DATASET CONTENT start

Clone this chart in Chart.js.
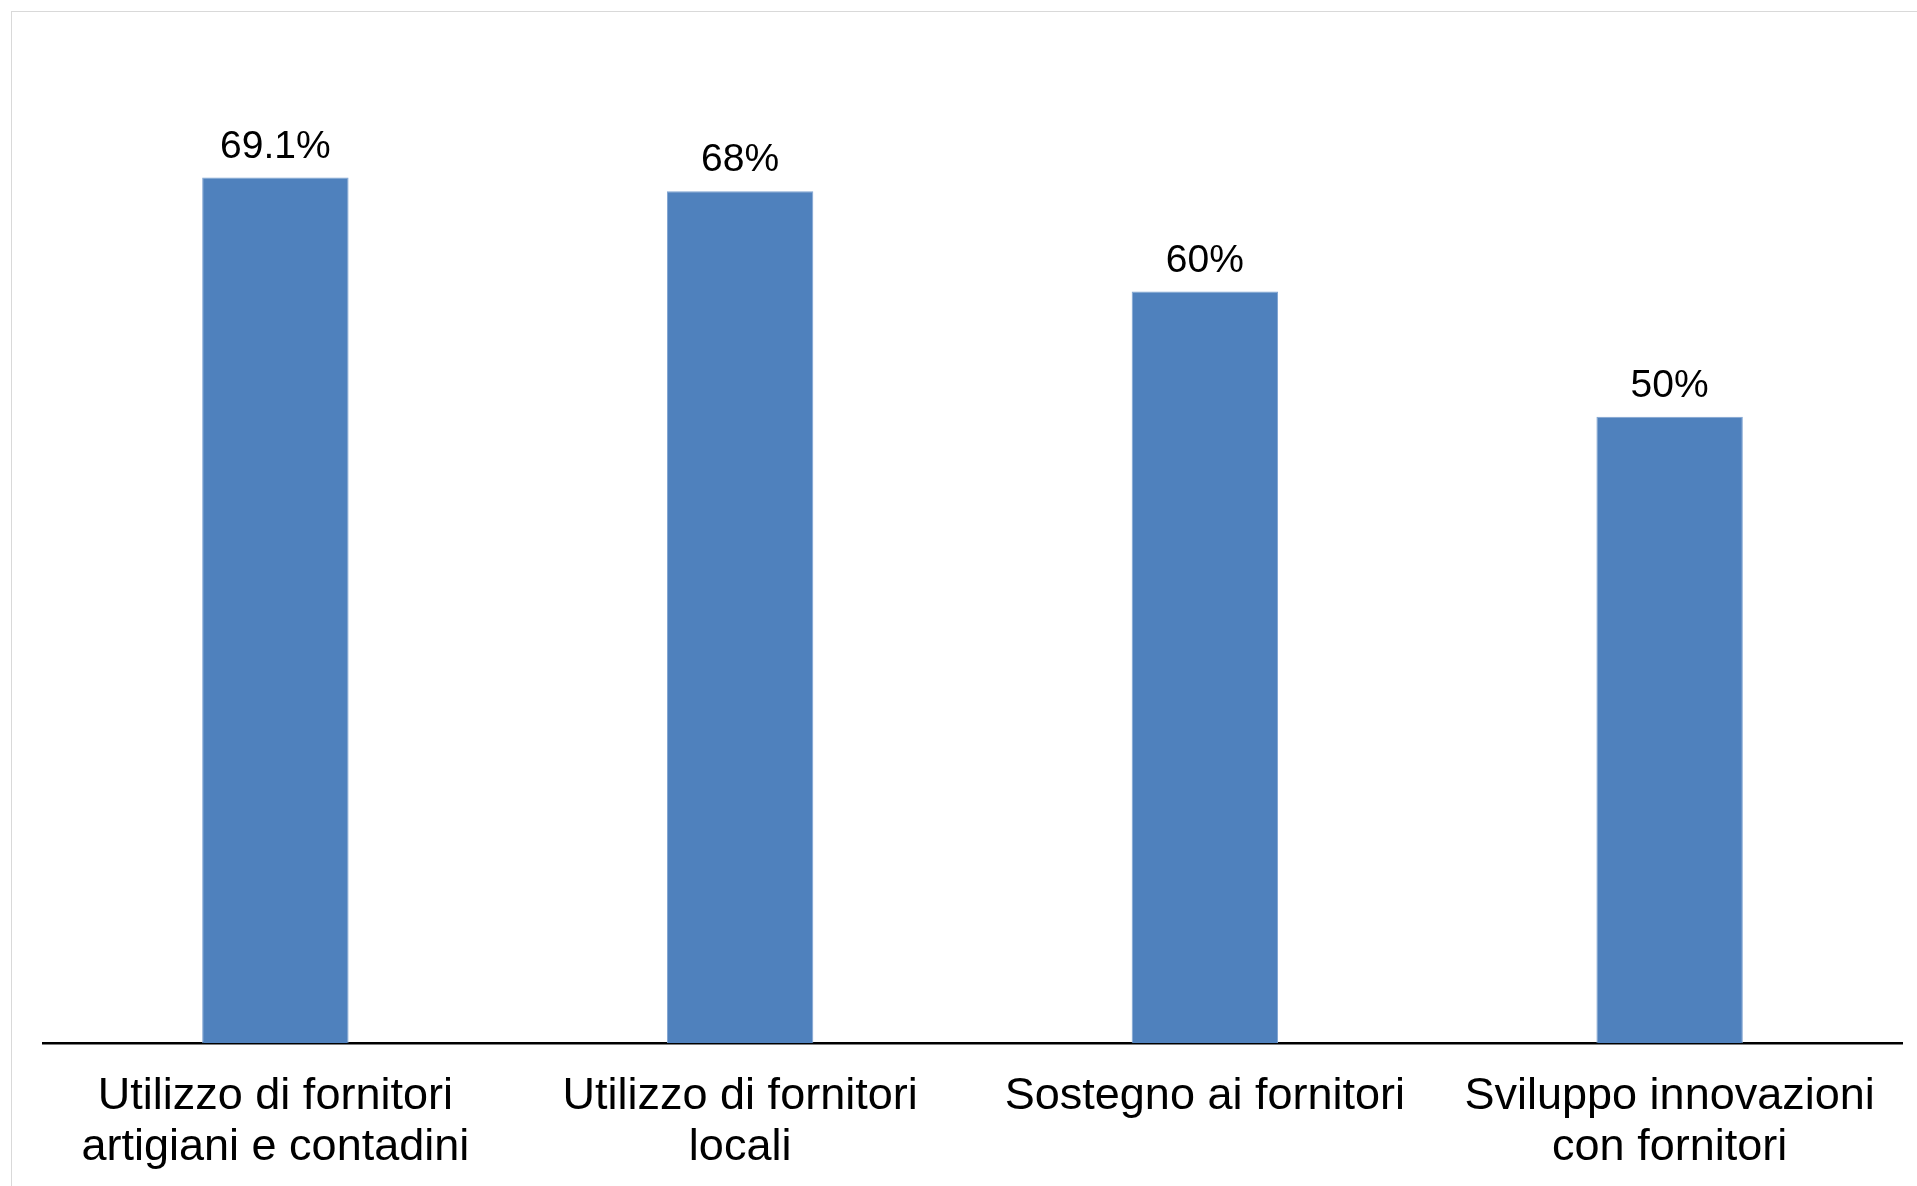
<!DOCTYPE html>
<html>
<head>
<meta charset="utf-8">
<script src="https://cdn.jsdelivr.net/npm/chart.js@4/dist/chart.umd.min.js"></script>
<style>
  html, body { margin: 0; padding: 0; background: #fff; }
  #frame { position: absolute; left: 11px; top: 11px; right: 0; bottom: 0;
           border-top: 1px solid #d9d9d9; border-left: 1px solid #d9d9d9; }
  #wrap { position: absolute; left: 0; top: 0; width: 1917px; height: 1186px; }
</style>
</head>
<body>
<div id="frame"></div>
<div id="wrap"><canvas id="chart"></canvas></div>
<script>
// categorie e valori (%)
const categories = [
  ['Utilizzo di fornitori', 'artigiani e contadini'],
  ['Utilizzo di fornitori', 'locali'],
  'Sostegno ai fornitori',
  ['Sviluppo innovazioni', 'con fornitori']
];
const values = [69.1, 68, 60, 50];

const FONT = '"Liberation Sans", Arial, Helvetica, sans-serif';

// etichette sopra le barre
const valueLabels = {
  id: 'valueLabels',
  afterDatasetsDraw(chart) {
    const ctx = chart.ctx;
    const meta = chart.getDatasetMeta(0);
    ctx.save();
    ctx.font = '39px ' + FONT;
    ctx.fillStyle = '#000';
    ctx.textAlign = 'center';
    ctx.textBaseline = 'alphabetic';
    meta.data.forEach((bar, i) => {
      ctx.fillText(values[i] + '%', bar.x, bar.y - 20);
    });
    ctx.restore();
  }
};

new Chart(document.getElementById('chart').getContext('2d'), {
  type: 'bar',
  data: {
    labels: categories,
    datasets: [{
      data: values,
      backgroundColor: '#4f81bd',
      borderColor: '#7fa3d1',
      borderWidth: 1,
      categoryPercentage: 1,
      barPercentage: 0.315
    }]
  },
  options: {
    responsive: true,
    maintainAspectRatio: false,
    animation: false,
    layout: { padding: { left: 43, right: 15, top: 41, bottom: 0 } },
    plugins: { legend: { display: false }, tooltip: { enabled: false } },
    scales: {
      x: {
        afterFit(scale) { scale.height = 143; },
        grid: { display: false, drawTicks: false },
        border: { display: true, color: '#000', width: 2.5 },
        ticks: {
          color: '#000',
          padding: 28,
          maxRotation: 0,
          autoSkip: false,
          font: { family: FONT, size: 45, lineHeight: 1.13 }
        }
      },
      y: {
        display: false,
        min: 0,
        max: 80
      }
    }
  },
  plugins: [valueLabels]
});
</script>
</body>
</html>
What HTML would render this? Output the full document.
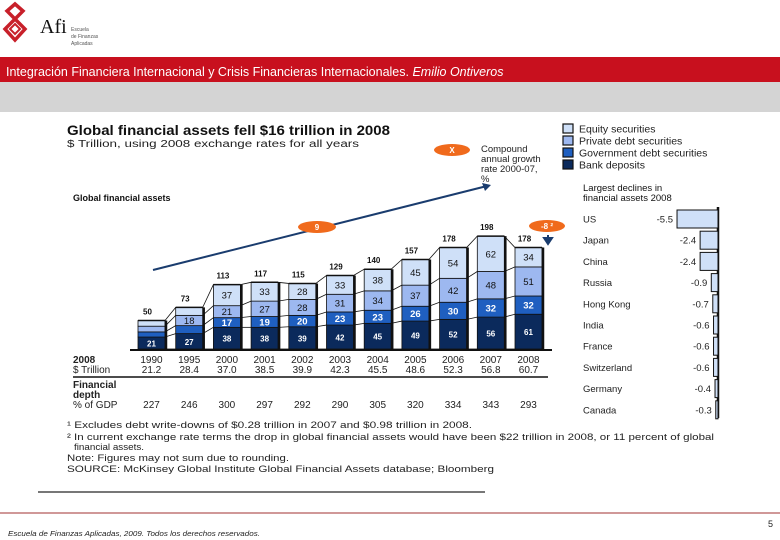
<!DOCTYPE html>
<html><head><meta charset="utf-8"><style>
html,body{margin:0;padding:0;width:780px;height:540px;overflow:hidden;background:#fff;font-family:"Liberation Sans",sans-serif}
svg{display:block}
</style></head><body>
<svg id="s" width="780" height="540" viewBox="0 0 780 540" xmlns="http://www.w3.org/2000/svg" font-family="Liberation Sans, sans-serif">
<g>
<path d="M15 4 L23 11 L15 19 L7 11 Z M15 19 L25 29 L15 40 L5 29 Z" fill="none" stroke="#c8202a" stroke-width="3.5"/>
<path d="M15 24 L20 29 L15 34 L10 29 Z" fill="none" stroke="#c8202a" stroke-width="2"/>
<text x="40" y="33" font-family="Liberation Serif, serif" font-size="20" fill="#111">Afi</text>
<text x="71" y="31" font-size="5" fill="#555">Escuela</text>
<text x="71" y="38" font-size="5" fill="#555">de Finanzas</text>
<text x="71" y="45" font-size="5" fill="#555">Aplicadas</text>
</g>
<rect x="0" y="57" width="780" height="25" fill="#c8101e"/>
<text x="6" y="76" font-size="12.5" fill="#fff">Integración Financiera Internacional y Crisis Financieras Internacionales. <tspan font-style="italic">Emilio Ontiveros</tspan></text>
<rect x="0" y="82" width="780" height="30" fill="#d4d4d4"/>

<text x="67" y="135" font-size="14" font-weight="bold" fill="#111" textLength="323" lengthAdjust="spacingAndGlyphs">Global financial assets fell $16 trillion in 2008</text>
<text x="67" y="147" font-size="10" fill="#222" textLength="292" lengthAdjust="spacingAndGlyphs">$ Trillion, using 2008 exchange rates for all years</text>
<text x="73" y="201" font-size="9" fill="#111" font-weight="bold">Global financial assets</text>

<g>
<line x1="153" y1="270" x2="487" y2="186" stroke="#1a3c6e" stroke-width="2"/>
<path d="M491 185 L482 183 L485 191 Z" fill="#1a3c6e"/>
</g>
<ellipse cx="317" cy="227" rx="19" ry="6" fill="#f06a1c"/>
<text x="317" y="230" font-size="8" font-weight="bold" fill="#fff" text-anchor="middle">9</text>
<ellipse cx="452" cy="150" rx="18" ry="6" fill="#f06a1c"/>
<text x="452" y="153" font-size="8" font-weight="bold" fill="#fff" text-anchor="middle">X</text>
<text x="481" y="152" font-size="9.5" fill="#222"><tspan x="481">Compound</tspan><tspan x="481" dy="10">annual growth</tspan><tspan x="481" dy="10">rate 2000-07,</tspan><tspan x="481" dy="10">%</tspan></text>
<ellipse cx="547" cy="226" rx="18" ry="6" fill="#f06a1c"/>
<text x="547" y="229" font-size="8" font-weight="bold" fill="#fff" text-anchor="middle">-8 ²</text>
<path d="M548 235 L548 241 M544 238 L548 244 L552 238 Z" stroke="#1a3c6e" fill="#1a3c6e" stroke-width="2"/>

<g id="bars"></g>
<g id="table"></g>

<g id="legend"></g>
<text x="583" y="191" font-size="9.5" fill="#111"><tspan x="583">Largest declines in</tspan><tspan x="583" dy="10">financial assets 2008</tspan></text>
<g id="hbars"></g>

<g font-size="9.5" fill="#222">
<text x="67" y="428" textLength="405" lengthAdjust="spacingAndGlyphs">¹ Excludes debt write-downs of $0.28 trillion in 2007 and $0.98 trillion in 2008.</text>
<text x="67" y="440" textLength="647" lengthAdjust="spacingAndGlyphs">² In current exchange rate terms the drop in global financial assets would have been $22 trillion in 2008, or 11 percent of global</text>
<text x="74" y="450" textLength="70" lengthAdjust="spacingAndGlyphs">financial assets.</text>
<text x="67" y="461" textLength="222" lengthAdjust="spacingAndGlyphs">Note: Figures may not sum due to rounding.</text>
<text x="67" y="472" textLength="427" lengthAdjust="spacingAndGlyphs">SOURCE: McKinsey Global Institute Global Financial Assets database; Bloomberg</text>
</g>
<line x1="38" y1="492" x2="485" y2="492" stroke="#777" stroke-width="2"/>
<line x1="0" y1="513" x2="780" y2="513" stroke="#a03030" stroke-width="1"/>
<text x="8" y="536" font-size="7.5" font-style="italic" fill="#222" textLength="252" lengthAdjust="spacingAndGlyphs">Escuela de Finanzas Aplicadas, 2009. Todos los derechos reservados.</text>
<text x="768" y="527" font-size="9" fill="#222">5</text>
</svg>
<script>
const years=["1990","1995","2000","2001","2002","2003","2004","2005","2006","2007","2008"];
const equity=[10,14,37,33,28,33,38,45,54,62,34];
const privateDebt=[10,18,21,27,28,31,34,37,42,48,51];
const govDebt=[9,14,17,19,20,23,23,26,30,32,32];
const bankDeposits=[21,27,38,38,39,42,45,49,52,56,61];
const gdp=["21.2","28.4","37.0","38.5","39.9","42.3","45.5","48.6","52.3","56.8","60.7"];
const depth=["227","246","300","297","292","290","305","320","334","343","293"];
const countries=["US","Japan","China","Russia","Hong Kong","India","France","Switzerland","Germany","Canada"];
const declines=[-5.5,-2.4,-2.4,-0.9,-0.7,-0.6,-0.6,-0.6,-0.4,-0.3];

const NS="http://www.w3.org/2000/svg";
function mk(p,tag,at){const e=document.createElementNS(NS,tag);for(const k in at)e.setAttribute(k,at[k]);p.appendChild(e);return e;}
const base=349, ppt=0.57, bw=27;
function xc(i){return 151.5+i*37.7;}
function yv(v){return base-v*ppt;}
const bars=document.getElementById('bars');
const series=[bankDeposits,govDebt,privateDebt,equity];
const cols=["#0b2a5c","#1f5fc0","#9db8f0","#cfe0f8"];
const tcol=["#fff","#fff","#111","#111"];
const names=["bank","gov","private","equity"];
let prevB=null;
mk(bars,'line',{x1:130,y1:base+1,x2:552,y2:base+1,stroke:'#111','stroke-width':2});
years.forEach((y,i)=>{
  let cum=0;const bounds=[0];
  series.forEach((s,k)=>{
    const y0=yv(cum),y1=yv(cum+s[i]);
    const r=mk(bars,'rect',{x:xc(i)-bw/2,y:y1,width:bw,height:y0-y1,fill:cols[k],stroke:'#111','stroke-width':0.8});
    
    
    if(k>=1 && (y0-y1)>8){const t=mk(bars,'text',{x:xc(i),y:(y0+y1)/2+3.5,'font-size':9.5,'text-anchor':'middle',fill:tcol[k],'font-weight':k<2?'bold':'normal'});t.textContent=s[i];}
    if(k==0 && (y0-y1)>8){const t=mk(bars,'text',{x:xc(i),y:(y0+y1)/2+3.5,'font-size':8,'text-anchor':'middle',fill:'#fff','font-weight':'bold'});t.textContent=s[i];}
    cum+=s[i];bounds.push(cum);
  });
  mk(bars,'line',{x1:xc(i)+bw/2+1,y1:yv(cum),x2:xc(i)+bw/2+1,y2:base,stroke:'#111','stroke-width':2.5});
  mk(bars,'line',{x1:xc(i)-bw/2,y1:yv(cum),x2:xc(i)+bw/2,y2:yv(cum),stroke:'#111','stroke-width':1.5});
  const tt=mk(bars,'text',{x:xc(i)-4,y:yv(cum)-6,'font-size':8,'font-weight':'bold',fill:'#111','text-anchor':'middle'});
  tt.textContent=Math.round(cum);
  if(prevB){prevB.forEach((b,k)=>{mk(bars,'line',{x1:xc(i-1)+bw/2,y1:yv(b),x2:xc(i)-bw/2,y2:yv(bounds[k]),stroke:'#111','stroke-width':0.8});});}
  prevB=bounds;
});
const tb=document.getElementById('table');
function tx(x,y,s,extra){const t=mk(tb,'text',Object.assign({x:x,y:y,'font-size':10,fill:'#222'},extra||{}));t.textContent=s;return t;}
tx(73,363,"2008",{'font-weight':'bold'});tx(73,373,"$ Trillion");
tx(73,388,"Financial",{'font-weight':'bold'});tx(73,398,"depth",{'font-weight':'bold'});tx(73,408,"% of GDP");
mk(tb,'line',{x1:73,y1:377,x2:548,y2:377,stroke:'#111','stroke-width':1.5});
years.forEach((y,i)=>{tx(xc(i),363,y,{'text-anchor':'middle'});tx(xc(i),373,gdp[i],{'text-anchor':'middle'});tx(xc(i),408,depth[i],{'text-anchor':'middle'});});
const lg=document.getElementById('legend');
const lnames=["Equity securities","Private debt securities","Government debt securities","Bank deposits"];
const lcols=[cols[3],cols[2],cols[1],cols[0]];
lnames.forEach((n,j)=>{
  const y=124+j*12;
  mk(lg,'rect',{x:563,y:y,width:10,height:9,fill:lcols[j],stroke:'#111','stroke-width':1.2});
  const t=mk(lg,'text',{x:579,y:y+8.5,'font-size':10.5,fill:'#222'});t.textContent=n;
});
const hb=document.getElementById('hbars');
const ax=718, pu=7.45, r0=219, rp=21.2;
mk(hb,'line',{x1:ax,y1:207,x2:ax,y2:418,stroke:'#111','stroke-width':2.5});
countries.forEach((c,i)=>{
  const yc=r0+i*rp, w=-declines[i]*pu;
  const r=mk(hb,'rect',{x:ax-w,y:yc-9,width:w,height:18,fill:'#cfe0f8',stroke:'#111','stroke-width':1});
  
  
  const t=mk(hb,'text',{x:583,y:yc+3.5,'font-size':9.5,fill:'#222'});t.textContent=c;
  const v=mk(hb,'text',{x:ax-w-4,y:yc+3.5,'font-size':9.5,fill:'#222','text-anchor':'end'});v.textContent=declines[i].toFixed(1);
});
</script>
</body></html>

DATASET CONTENT end

**STATED GOAL:** Copy nothing but the lines from the first one in the listing through the line with "Arial, Helvetica, sans-serif';", and omit the pictures.

**FULL RESPONSE:**
Clone this chart in Chart.js.
<!DOCTYPE html>
<html>
<head>
<meta charset="utf-8">
<script src="https://cdn.jsdelivr.net/npm/chart.js@4/dist/chart.umd.min.js"></script>
<style>
  html, body { margin: 0; padding: 0; background: #fff; }
  #frame { position: absolute; left: 11px; top: 11px; right: 0; bottom: 0;
           border-top: 1px solid #d9d9d9; border-left: 1px solid #d9d9d9; }
  #wrap { position: absolute; left: 0; top: 0; width: 1917px; height: 1186px; }
</style>
</head>
<body>
<div id="frame"></div>
<div id="wrap"><canvas id="chart"></canvas></div>
<script>
// categorie e valori (%)
const categories = [
  ['Utilizzo di fornitori', 'artigiani e contadini'],
  ['Utilizzo di fornitori', 'locali'],
  'Sostegno ai fornitori',
  ['Sviluppo innovazioni', 'con fornitori']
];
const values = [69.1, 68, 60, 50];

const FONT = '"Liberation Sans", Arial, Helvetica, sans-serif';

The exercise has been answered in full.